Exercise> Set out every line bearing the string "this".

Source code of charts:
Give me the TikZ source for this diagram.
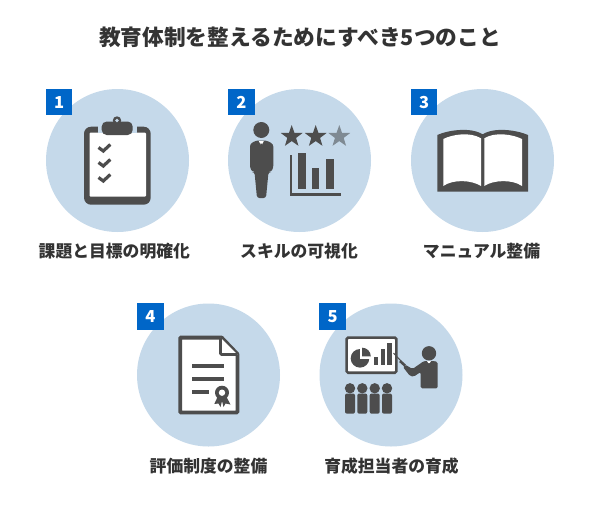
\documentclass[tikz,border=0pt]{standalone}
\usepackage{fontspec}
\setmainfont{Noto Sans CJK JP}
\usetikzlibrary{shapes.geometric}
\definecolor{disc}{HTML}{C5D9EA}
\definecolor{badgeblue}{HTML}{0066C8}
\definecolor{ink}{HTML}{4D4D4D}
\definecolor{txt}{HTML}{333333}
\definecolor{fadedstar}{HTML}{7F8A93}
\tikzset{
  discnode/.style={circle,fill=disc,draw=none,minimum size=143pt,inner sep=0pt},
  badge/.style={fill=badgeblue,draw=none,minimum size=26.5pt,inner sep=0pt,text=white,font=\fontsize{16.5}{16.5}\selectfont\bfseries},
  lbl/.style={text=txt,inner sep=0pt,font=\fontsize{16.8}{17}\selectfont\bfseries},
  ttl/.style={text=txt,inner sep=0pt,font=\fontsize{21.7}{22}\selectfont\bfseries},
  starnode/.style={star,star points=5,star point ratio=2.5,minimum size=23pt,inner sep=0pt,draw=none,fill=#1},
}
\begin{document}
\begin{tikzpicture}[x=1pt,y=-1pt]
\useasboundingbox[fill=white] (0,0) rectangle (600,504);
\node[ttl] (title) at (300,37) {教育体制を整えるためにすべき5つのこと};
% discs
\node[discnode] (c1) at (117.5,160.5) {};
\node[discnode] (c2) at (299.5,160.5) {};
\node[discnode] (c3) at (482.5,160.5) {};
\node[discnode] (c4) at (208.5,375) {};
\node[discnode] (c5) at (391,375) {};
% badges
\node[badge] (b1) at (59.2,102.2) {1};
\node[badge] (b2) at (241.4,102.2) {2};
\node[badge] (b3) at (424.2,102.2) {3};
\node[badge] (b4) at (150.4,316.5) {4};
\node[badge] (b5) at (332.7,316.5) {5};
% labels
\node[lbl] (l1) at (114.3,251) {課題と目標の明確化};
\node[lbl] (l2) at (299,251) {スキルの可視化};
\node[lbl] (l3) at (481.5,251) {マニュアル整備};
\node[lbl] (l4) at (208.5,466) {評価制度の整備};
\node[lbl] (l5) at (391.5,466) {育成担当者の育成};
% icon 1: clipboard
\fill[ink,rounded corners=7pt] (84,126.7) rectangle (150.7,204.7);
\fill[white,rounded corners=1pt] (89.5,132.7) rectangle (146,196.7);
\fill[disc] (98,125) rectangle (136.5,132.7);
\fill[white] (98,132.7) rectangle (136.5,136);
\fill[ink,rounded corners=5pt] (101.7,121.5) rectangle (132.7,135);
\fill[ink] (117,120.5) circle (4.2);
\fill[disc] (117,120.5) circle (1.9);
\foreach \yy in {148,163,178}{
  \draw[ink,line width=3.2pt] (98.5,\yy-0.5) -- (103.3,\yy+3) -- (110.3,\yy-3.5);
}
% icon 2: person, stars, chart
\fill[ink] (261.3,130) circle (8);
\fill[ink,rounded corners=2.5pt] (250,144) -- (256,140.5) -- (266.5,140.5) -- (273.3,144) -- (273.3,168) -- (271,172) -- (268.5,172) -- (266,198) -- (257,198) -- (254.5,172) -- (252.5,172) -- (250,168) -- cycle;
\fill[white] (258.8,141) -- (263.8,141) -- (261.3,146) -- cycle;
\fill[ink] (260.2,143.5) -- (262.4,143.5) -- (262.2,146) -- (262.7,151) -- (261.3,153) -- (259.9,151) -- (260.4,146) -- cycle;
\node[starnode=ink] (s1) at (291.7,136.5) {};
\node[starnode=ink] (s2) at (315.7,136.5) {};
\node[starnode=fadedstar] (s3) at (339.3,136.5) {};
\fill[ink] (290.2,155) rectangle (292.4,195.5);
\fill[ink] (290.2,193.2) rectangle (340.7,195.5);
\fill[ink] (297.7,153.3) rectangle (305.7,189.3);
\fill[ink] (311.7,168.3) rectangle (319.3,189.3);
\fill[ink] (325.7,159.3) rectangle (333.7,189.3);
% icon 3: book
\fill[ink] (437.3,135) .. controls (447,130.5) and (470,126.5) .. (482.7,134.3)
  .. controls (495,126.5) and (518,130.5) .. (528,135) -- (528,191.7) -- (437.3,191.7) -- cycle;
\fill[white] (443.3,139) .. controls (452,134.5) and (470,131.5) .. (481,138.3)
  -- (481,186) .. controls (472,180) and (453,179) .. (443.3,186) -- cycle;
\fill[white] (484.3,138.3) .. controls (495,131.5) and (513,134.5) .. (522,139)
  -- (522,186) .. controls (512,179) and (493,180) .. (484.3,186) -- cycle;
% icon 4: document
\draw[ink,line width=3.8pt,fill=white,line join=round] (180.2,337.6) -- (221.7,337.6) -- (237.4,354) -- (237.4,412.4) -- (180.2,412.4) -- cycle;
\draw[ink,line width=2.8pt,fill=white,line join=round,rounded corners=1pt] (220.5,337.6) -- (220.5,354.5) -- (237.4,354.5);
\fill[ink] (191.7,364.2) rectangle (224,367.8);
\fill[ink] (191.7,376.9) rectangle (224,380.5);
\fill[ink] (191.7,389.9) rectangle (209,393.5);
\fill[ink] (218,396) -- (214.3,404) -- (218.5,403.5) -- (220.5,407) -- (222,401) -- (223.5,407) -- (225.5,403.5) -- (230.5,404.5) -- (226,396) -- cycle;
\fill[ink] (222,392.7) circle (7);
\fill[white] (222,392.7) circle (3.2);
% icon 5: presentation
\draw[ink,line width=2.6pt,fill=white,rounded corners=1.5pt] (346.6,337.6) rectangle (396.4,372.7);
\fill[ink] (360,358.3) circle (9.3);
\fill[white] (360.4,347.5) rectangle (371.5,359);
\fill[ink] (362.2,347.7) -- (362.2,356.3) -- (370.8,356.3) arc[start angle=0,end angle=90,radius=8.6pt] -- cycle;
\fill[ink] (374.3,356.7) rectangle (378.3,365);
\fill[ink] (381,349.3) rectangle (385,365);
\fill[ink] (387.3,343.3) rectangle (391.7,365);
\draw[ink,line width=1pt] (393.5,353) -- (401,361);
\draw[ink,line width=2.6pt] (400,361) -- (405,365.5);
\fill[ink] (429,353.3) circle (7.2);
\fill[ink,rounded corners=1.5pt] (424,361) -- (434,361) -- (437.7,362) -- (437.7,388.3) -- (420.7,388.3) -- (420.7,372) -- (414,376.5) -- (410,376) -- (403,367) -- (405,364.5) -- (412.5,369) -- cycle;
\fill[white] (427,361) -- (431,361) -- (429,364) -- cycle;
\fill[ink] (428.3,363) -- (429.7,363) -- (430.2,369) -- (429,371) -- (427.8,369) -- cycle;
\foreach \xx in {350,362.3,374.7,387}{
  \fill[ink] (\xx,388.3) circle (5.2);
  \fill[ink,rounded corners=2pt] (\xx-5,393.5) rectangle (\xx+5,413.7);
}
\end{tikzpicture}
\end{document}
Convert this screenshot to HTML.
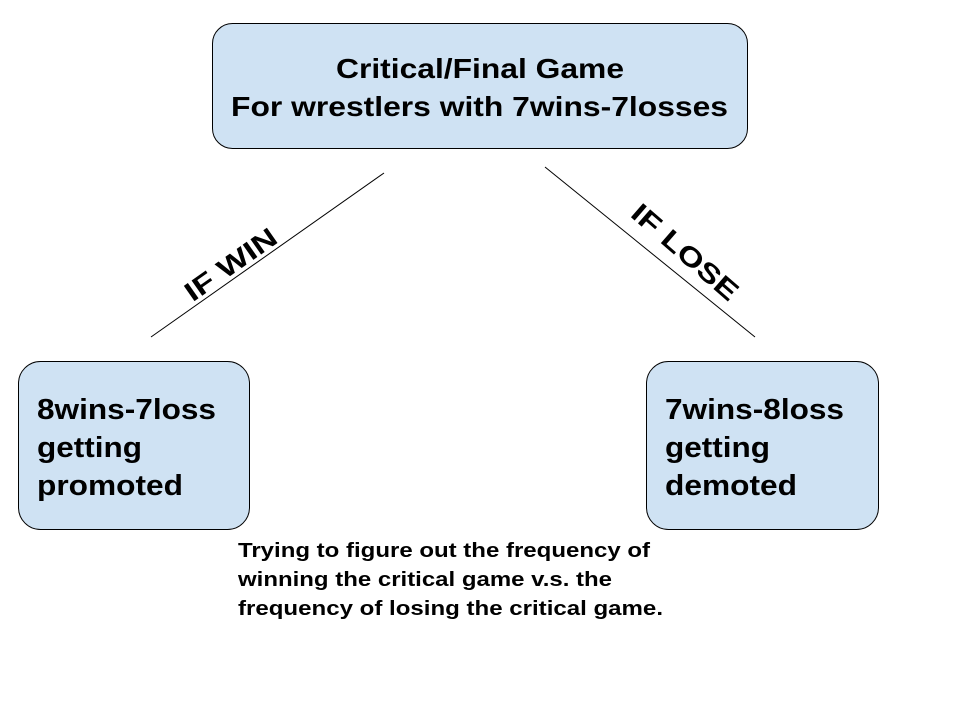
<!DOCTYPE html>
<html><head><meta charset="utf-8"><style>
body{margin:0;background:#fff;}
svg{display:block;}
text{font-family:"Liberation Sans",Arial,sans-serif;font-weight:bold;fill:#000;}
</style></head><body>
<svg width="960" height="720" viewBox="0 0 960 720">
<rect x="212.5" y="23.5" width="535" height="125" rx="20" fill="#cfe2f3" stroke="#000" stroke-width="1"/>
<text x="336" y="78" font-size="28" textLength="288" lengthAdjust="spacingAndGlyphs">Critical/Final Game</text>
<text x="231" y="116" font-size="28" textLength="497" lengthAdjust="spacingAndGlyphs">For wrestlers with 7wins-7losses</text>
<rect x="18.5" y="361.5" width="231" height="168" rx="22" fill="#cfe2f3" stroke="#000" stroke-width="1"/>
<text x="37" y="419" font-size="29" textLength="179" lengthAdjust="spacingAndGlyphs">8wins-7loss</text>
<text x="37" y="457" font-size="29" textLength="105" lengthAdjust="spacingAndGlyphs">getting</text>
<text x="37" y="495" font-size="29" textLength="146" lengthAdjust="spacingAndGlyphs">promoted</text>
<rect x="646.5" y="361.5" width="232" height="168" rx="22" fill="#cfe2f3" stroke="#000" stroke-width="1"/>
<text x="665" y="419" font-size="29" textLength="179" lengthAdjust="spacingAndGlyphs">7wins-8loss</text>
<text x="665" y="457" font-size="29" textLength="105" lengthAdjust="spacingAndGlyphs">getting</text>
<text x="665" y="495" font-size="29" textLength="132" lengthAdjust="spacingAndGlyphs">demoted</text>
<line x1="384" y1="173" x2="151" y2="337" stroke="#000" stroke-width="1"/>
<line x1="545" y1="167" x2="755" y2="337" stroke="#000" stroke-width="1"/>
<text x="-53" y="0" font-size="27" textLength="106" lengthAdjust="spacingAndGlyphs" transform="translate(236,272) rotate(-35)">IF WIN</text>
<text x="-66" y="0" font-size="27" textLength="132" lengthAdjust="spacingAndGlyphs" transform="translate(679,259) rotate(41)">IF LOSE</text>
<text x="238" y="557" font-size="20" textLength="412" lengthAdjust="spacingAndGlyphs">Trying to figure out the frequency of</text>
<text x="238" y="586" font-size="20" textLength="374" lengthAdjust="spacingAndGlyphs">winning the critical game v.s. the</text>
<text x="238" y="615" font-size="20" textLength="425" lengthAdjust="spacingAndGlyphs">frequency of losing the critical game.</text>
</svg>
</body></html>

Worked answer>
Give me the TikZ source for this diagram.
Convert this screenshot to HTML.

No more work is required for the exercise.